United States v. Palmer
This text of 132 F. App'x 731 (United States v. Palmer) is published on Counsel Stack Legal Research, covering Court of Appeals for the Ninth Circuit primary law. Counsel Stack provides free access to over 12 million legal documents including statutes, case law, regulations, and constitutions.
Opinion
MEMORANDUM
Palmer argues that his sentence was imposed in violation of the Sixth Amendment. See United States v. Booker, — U.S.-, 125 S.Ct. 738, 160 L.Ed.2d 621 (2005).
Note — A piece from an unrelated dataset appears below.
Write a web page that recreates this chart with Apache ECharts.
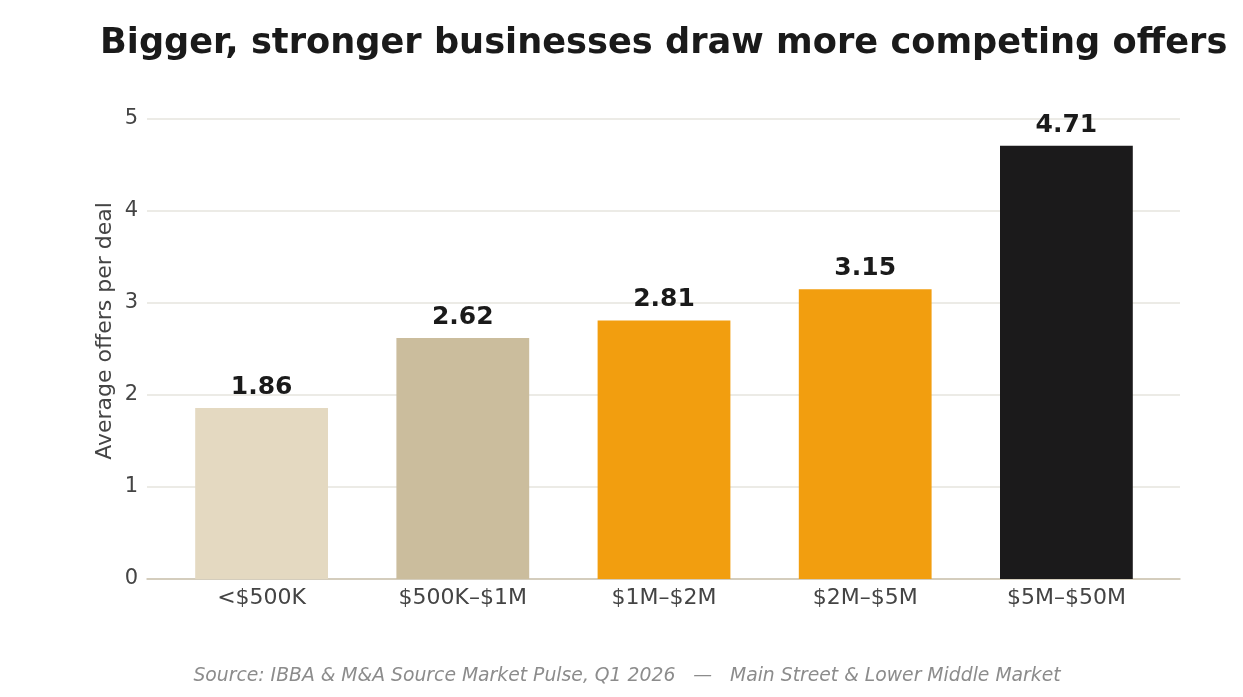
<!DOCTYPE html>
<html>
<head>
<meta charset="utf-8">
<script src="https://cdn.jsdelivr.net/npm/echarts@6/dist/echarts.min.js"></script>
<style>
  html, body { margin: 0; padding: 0; background: #fff; }
  #chart { width: 1243px; height: 697px; }
</style>
</head>
<body>
<div id="chart"></div>
<script>
  var categories = ['<$500K', '$500K–$1M', '$1M–$2M', '$2M–$5M', '$5M–$50M'];
  var offers = [1.86, 2.62, 2.81, 3.15, 4.71];
  var barColors = ['#e4d9c1', '#cbbd9d', '#f29e0f', '#f29e0f', '#1b1a1b'];
  var yTicks = [0, 1, 2, 3, 4, 5];

  var font = 'DejaVu Sans';
  var chart = echarts.init(document.getElementById('chart'));

  chart.setOption({
    backgroundColor: '#ffffff',
    animation: false,
    title: {
      text: 'Bigger, stronger businesses draw more competing offers',
      left: 95,
      top: 21,
      textStyle: { fontFamily: font, fontSize: 35.2, fontWeight: 'bold', color: '#1a1a1a' }
    },
    graphic: [{
      type: 'text',
      x: 627,
      y: 676,
      style: {
        text: 'Source: IBBA & M&A Source Market Pulse, Q1 2026   —   Main Street & Lower Middle Market',
        font: 'italic 18.8px "DejaVu Sans"',
        fill: '#8c8c8c',
        align: 'center',
        verticalAlign: 'middle'
      }
    }, {
      type: 'text',
      x: 105,
      y: 331,
      rotation: Math.PI / 2,
      style: {
        text: 'Average offers per deal',
        font: '22px "DejaVu Sans"',
        fill: '#444',
        align: 'center',
        verticalAlign: 'middle'
      }
    }],
    // grid 0: full-width frame with gridlines; grid 1: inset area holding the bars
    grid: [
      { left: 147, right: 63, top: 119, bottom: 118 },
      { left: 161, right: 76, top: 119, bottom: 118 }
    ],
    xAxis: [{
      gridIndex: 0,
      type: 'value',
      min: 0,
      max: 1,
      axisLine: { show: true, onZero: false, lineStyle: { color: '#ccc4b0', width: 1.5 } },
      axisTick: { show: false },
      axisLabel: { show: false },
      splitLine: { show: false }
    }, {
      gridIndex: 1,
      type: 'category',
      data: categories,
      axisTick: { show: false },
      axisLine: { show: false },
      axisLabel: { fontFamily: font, fontSize: 22, color: '#444', margin: 8 }
    }],
    yAxis: [{
      gridIndex: 0,
      type: 'value',
      min: yTicks[0],
      max: yTicks[yTicks.length - 1],
      interval: 1,
      axisLine: { show: false },
      axisTick: { show: false },
      axisLabel: { fontFamily: font, fontSize: 21, color: '#444', margin: 9, padding: [4, 0, 0, 0] },
      splitLine: { lineStyle: { color: '#e6e4de', width: 1.5 } }
    }, {
      gridIndex: 1,
      type: 'value',
      min: yTicks[0],
      max: yTicks[yTicks.length - 1],
      interval: 1,
      show: false
    }],
    series: [{
      type: 'bar',
      xAxisIndex: 1,
      yAxisIndex: 1,
      barWidth: '66%',
      data: offers.map(function (v, i) {
        return { value: v, itemStyle: { color: barColors[i] } };
      }),
      label: {
        show: true,
        position: 'top',
        distance: 8,
        formatter: function (p) { return p.value.toFixed(2); },
        fontFamily: font,
        fontSize: 25,
        fontWeight: 'bold',
        color: '#1a1a1a'
      }
    }]
  });
</script>
</body>
</html>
In his plea agreement, Palmer “waive[d] the right to appeal ... any sentence within the maximum provided in the statute(s) of conviction or the manner in which that sentence was determined.” This appeal waiver is valid, even though it was entered before Booker. See United States v. Cardenas, 405 F.3d 1046, 1047 (9th Cir.2005); see also United States v. Johnson, 67 F.3d 200, 202 — 03 (9th Cir.1995).
Palmer’s appeal waiver did contain an exception in the event the district court “in imposing sentence departs (as that term is used in Park K of the Sentencing Guidelines) upward from the guideline range determined by the Court to be applicable.” The district court did not depart upward from the guideline range it calculated. Rather, Palmer objects to what the court included as relevant conduct in computing that range.
Because the district court imposed a fifteen-month term, which is within the three-year maximum provided in the statute of conviction, 26 U.S.C. § 7206, and did not depart upward in doing so, we lack jurisdiction to consider Palmer’s appeal. See United States v. Anglin, 215 F.3d 1064, 1065 — 68 (9th Cir.2000); United States v. Vences, 169 F.3d 611, 613 (9th Cir.1999).
DISMISSED.
This disposition is not appropriate for publication and may not be cited to or by the courts of this circuit except as provided by Ninth Circuit Rule 36-3.